Sen. Bernie Sanders, bless his heart, intends to hang on until next week’s deeply anticlimactic Washington, D.C., primary that awards 20 fairly useless delegates. And that’s fine. But Hillary Clinton’s got it. She’s got the nomination in every possible way unless Sanders pulls off some Game of Thrones-worthy mischief at the convention.

Sanders won two states in the final Super Tuesday of 2016–North Dakota and Montana–though he lost the big prize–California. The night gave him a few more delegates, but not the miracle number needed to catch Clinton, who was declared the nominee by the AP on June 6. She performed above expectations, and #imwithher trended wildly on Twitter. A woman is the presumptive presidential nominee for a major party, which said woman pointed out with some self-satisfaction in her Tuesday speech.

Clinton rhetorically took it all the way back to the 1848 Seneca Falls Convention, which is basically Feminist Year 1. She wasn’t hiding from the feminist hype. She was building on it. Her speech was a classy, solid mixture of brashness and was magnanimous towards Sanders and towards everyone who isn’t feeling her yet. She’s such a political force that she feels inevitable.

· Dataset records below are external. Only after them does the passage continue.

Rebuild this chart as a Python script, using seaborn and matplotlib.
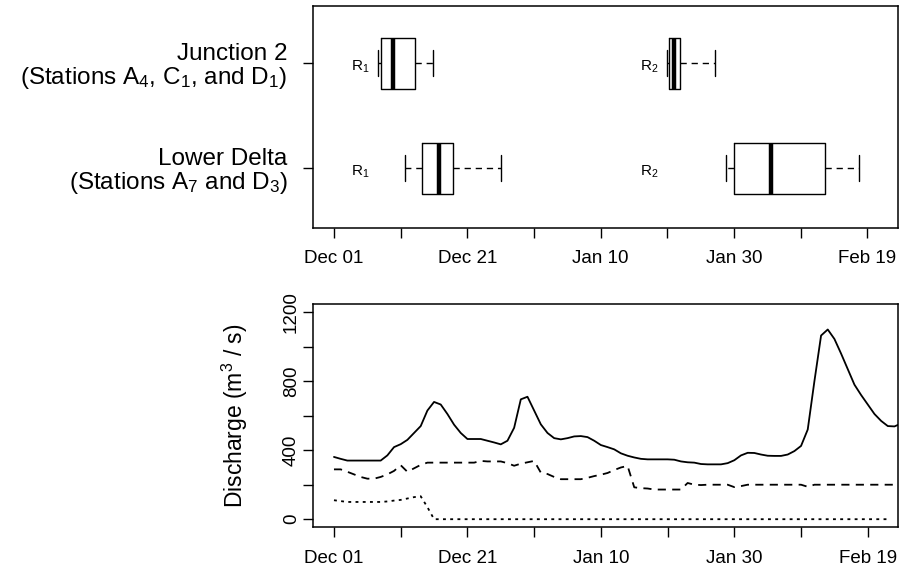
import numpy as np
import pandas as pd
import seaborn as sns
import matplotlib.pyplot as plt

# days since Dec 01
tick_days = [0, 10, 20, 30, 40, 50, 60, 70, 80]
tick_labels = ["Dec 01", "", "Dec 21", "", "Jan 10", "", "Jan 30", "", "Feb 19"]

# top panel: arrival windows (days since Dec 01)
row_labels = [
    "Junction 2\n(Stations A$_4$, C$_1$, and D$_1$)",
    "Lower Delta\n(Stations A$_7$ and D$_3$)",
]
box_rows = [0, 0, 1, 1]
box_names = ["R$_1$", "R$_2$", "R$_1$", "R$_2$"]
whis_lo = [6.6, 50.0, 10.7, 58.8]
q1 = [7.0, 50.2, 13.2, 60.0]
med = [8.8, 51.0, 15.8, 65.6]
q3 = [12.2, 51.9, 17.8, 73.7]
whis_hi = [14.9, 57.2, 25.1, 78.7]
name_x = [4.0, 47.3, 4.0, 47.3]

# bottom panel: daily discharge (m3/s)
q_solid = [361, 350, 340, 340, 340, 340, 340, 340, 370, 418,
           435, 460, 500, 540, 630, 680, 665, 610, 548, 500,
           465, 465, 465, 455, 445, 434, 455, 530, 695, 710,
           630, 550, 500, 470, 463, 470, 480, 482, 476, 455,
           430, 418, 405, 382, 368, 358, 350, 347, 347, 347,
           347, 345, 335, 330, 328, 320, 318, 318, 318, 325,
           342, 370, 385, 384, 375, 368, 367, 367, 375, 395,
           425, 520, 800, 1065, 1100, 1045, 960, 870, 780, 720,
           665, 610, 570, 540, 538, 555]
q_dashed = [289, 289, 275, 260, 245, 235, 235, 245, 260, 280,
            313, 275, 295, 315, 328, 328, 328, 328, 328, 328,
            328, 328, 338, 335, 335, 335, 325, 310, 322, 330,
            338, 270, 262, 245, 232, 232, 232, 232, 240, 250,
            258, 268, 285, 300, 309, 185, 180, 178, 172, 172,
            172, 172, 172, 210, 200, 198, 200, 200, 200, 200,
            186, 192, 200, 200, 200, 200, 200, 200, 200, 200,
            200, 188, 200, 200, 200, 200, 200, 200, 200, 200,
            200, 200, 200, 200, 200, 200]
q_dotted = [110, 105, 100, 100, 100, 100, 100, 100, 103, 108,
            112, 120, 128, 133, 70, 0, 0, 0, 0, 0,
            0, 0, 0, 0, 0, 0, 0, 0, 0, 0,
            0, 0, 0, 0, 0, 0, 0, 0, 0, 0,
            0, 0, 0, 0, 0, 0, 0, 0, 0, 0,
            0, 0, 0, 0, 0, 0, 0, 0, 0, 0,
            0, 0, 0, 0, 0, 0, 0, 0, 0, 0,
            0, 0, 0, 0, 0, 0, 0, 0, 0, 0,
            0, 0, 0, 0]
y_ticks = [0, 200, 400, 600, 800, 1000, 1200]
y_tick_labels = ["0", "", "400", "", "800", "", "1200"]

sns.set_style("ticks")
plt.rcParams["font.family"] = ["Liberation Sans", "DejaVu Sans"]
plt.rcParams["mathtext.default"] = "regular"
for key in ["text.color", "axes.labelcolor", "xtick.color", "ytick.color", "axes.edgecolor"]:
    plt.rcParams[key] = "black"

fig = plt.figure(figsize=(9.03, 5.78), dpi=100)
ax_top = fig.add_axes([0.3463, 0.6061, 0.6482, 0.3841])
ax_bot = fig.add_axes([0.3462, 0.0874, 0.6488, 0.3867])

xlim = (-3.2, 84.6)

# Top panel
stats = []
for i in range(len(med)):
    stats.append(
        {
            "whislo": whis_lo[i],
            "q1": q1[i],
            "med": med[i],
            "q3": q3[i],
            "whishi": whis_hi[i],
            "fliers": [],
        }
    )

ax_top.bxp(
    stats,
    positions=box_rows,
    widths=0.486,
    capwidths=0.245,
    orientation="horizontal",
    showfliers=False,
    boxprops=dict(color="black", linewidth=1.0),
    medianprops=dict(color="black", linewidth=3.2, solid_capstyle="butt"),
    whiskerprops=dict(color="black", linewidth=1.0, linestyle=(0, (4.5, 3.5))),
    capprops=dict(color="black", linewidth=1.0),
    manage_ticks=False,
)

for i in range(len(box_names)):
    ax_top.text(
        name_x[i],
        box_rows[i] + 0.03,
        box_names[i],
        ha="center",
        va="center",
        fontsize=11,
    )

ax_top.set_xlim(xlim)
ax_top.set_ylim(1.566, -0.549)
ax_top.set_xticks(tick_days)
ax_top.set_xticklabels(tick_labels)
ax_top.set_yticks([0, 1])
ax_top.set_yticklabels(row_labels, linespacing=1.0)

# Bottom panel
df = pd.concat(
    [
        pd.DataFrame({"day": np.arange(len(q_solid)), "q": q_solid, "series": "solid"}),
        pd.DataFrame({"day": np.arange(len(q_dashed)), "q": q_dashed, "series": "dashed"}),
        pd.DataFrame({"day": np.arange(len(q_dotted)), "q": q_dotted, "series": "dotted"}),
    ],
    ignore_index=True,
)

sns.lineplot(
    data=df,
    x="day",
    y="q",
    style="series",
    dashes={"solid": "", "dashed": (4.5, 3.5), "dotted": (1.6, 2.4)},
    color="black",
    linewidth=1.3,
    legend=False,
    ax=ax_bot,
)

ax_bot.set_xlim(xlim)
ax_bot.set_ylim(-48, 1248)
ax_bot.set_xticks(tick_days)
ax_bot.set_xticklabels(tick_labels)
ax_bot.set_yticks(y_ticks)
ax_bot.set_yticklabels(y_tick_labels)
ax_bot.set_xlabel("")
ax_bot.set_ylabel("Discharge (m$^3$ / s)", fontsize=16.5)
ax_bot.yaxis.set_label_coords(-0.107, 0.5)

# Formatting
for ax in [ax_top, ax_bot]:
    for side in ["top", "right", "bottom", "left"]:
        ax.spines[side].set_visible(True)
        ax.spines[side].set_linewidth(1.1)
        ax.spines[side].set_color("black")
    ax.tick_params(axis="both", direction="out", length=7, width=1.0, color="black")
    ax.tick_params(axis="x", labelsize=13.5, pad=9)

ax_top.tick_params(axis="y", labelsize=17.5, pad=11)
ax_bot.tick_params(axis="y", labelsize=13.5, pad=2, labelrotation=90)
for lab in ax_bot.get_yticklabels():
    lab.set_va("center")

fig.savefig("out.png", dpi=100)
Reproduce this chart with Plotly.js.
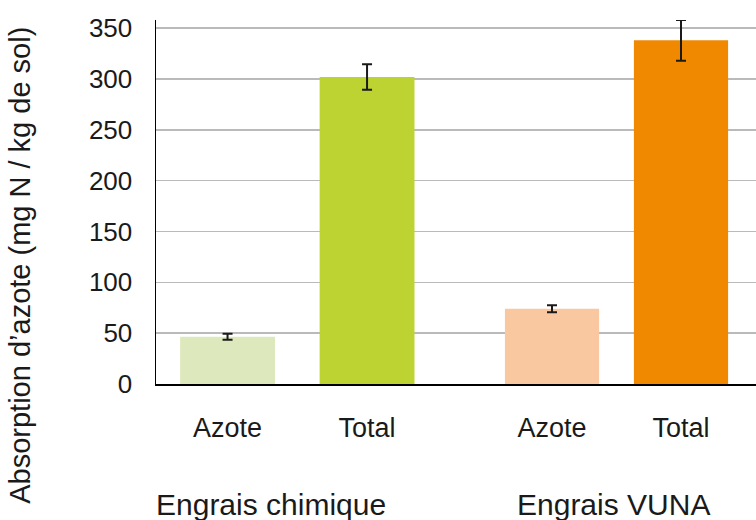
<!DOCTYPE html>
<html>
<head>
<meta charset="utf-8">
<script src="https://cdn.plot.ly/plotly-3.0.1.min.js"></script>
<style>html,body{margin:0;padding:0;background:#fff;}#chart{width:756px;height:520px;}</style>
</head>
<body>
<div id="chart"></div>
<script>
// Data
const barLabels = ["Azote", "Total"];
const groupLabels = ["Engrais chimique", "Engrais VUNA"];
const chimiqueValues = [46.5, 302];
const chimiqueErrors = [3, 12.5];
const vunaValues = [74, 338];
const vunaErrors = [3.5, 20];
const chimiqueColors = ["#dde9bd", "#bdd332"];
const vunaColors = ["#f9c7a0", "#f08800"];
const yTickVals = [0, 50, 100, 150, 200, 250, 300, 350];
const yTitle = "Absorption d’azote (mg N / kg de sol)";

const FONT = "Liberation Sans, Arial, sans-serif";
const errStyle = {type: "data", visible: true, color: "#1a1a1a", thickness: 2, width: 5};

const traces = [
  {type: "scatter", x: [], y: [], xaxis: "x", yaxis: "y", showlegend: false, hoverinfo: "skip"},
  {type: "bar", x: barLabels, y: chimiqueValues, xaxis: "x2", yaxis: "y",
   marker: {color: chimiqueColors}, width: 0.68, cliponaxis: false,
   error_y: Object.assign({array: chimiqueErrors}, errStyle), showlegend: false},
  {type: "bar", x: barLabels, y: vunaValues, xaxis: "x3", yaxis: "y",
   marker: {color: vunaColors}, width: 0.73, cliponaxis: false,
   error_y: Object.assign({array: vunaErrors}, errStyle), showlegend: false}
];

const catAxis = (domain) => ({
  domain: domain, anchor: "y", type: "category",
  showline: false, showgrid: false, zeroline: false, ticks: "",
  tickfont: {family: FONT, size: 27, color: "#1a1a1a"},
  ticklabelstandoff: 25, fixedrange: true
});

const layout = {
  width: 756, height: 520,
  margin: {l: 156, r: 0, t: 20, b: 136, pad: 0},
  paper_bgcolor: "#ffffff", plot_bgcolor: "rgba(0,0,0,0)",
  showlegend: false,
  font: {family: FONT, color: "#1a1a1a"},
  xaxis: {domain: [0, 1], range: [0, 1], showticklabels: false, showgrid: false,
          zeroline: false, showline: true, linecolor: "#000000", linewidth: 2, ticks: "", fixedrange: true},
  xaxis2: catAxis([0.003, 0.468]),
  xaxis3: catAxis([0.5525, 0.9825]),
  yaxis: {anchor: "x", range: [0, 358], tickvals: yTickVals, ticktext: yTickVals.map(String),
          showgrid: true, gridcolor: "#bababa", gridwidth: 1.5, zeroline: false,
          showline: true, linecolor: "#000000", linewidth: 1.5, ticks: "",
          tickfont: {family: FONT, size: 26, color: "#1a1a1a"}, ticklabelstandoff: 17, fixedrange: true},
  annotations: [
    {text: groupLabels[0], xref: "paper", yref: "paper", x: 0.1917, y: -0.332,
     xanchor: "center", yanchor: "middle", showarrow: false,
     font: {family: FONT, size: 30, color: "#1a1a1a"}},
    {text: groupLabels[1], xref: "paper", yref: "paper", x: 0.763, y: -0.332,
     xanchor: "center", yanchor: "middle", showarrow: false,
     font: {family: FONT, size: 30, color: "#1a1a1a"}},
    {text: yTitle, xref: "paper", yref: "paper", x: -0.2267, y: 0.3275,
     xanchor: "center", yanchor: "middle", textangle: -90, showarrow: false,
     font: {family: FONT, size: 29, color: "#1a1a1a"}}
  ]
};

Plotly.newPlot("chart", traces, layout, {staticPlot: true, displayModeBar: false});
</script>
</body>
</html>
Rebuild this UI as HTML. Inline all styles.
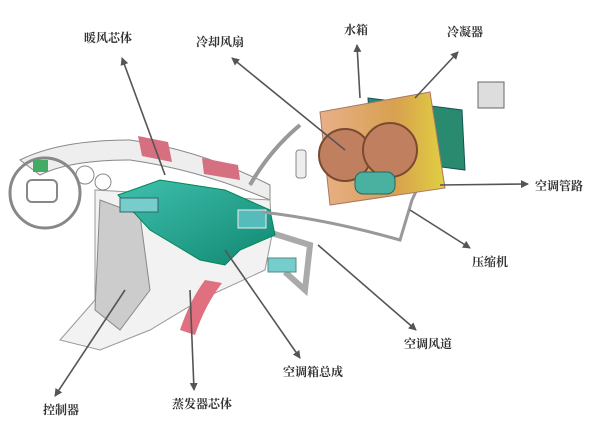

Meanwhile, a pleased Donald Trump also tried to play solemn and grateful and actually used a teleprompter. Thought not always well.

He gave various shoutouts to the unsatisfied fans of other parties, with a particular “open arms” welcome to Sanders fans who were “left out in the cold by a rigged system of superdelegates.” Both Clinton and Trump are hungry to bring sad Sanders fans into the fold. They are the prized pig to fight over until November, being generally youthful and enthusiastic and ready to vote for someone they actually like.

So what’s the takeaway?
Well, hey, remember when America was slightly worried/bemused that campaign 2016 was going to be a race between Hillary Clinton and Jeb Bush? As in, what would happen if America was so pathologically, shamelessly oligarchical that we just went with our second Clinton and our third Bush battling it out for executive power?

Even wondering whether Jeb! “Please Clap” Bush would be a threat to Trump seems laughable now. Except that his flame-out and Trump’s success is so bizarre that we’ve forgotten how bizarre it is. America and the world at large has had almost a year to be confused by Donald Trump’s audacity in running for president and to be even more bewildered by his enthusiastic, frequently alarming, occasionally neo-Nazi fans.

We also learned the U.S. is not ready for a democratic socialist president, but it is ready for a guy with similar economic nationalism, only with less humanitarian feeling.

The end result of Hillary and Donald going at it this fall does prove that American politics is a little bit more interesting than we thought. These are our choices: not two members of families with surnames that have lately been overrepresented in the Oval Office. No, we get the perfect, ironed, daughter of D.C., and the rich, cranky, nonsensical populist. Here in American politics we truly run the gamut from A to B, but for a while there we were worrying it was going to be A to A.